If the property remains on the market after 28 days without an EPC, Trading Standards officers may serve a £200 (GBP) penalty notice ‘even if there is a legitimate reason for the delay’.

The guidance also defines ‘written particulars’ and what the ‘giving’ of written particulars is.

“The giving of written particulars includes making them available electronically, such as in an email or as information on a website.” In other words, agents will have to retrieve the EPC from the central Register and attach it to online written particulars.

However, newspaper adverts and estate agents’ window cards appear to be let off the hook. This also needs further clarification as the guidance actually specifies ‘lets’.

Q. Do newspaper adverts or window cards for property lets meet the definition of written particulars?

A. No. The requirement to attach a copy of the front page of the EPC to written particulars is where an agent provides written particulars to a person (i.e. a specific individual) who may be interested in buying or renting the building.

This implies that a copy of the front page of the EPC does not need to be attached to advertising material, i.e. a newspaper or window card.

The guidance also clarifies what attached means: The first page of the EPC can be incorporated into the property details, or attached.
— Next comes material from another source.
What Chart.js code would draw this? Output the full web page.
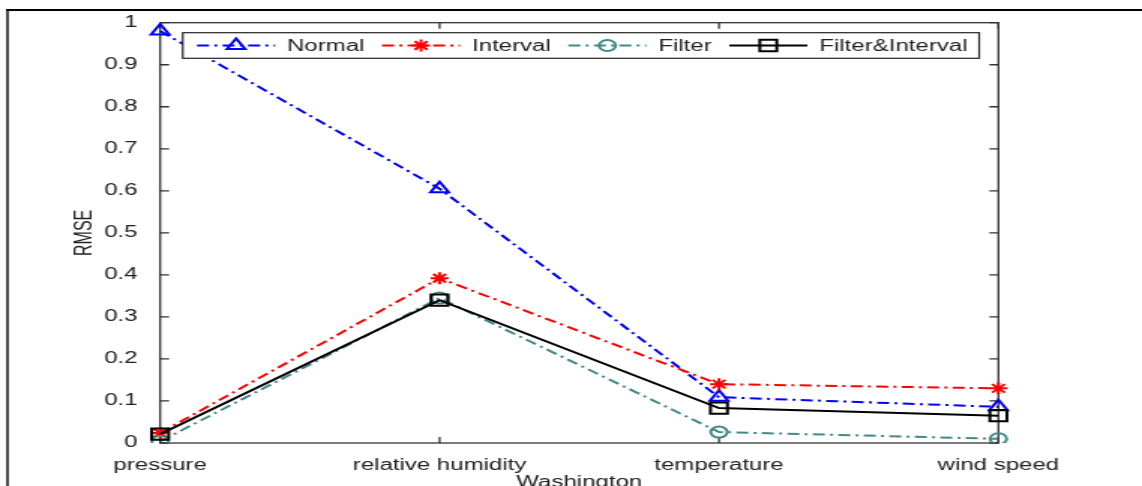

In an apparent swipe at NFoPP and RICS, who both wanted redactions, CLG has stuck to its guns about not allowing addresses to be redacted from residential EPCs, although redactions are allowed from commercial EPCs.

It says addresses cannot be removed from domestic EPCs, “Following discussions with property agents’ representatives it was agreed there was no requirement to extend this service to domestic sales and rentals.”

One issue which is not specifically addressed in the Q & A concerns lists of available rental properties which are sent or emailed to applicants.

However, as the guidance suggests that properties listed would meet the criteria of ‘written particulars’, a list could hypothetically list 15 rental properties on an A4 sheet of paper, and then have individual EPCs attached.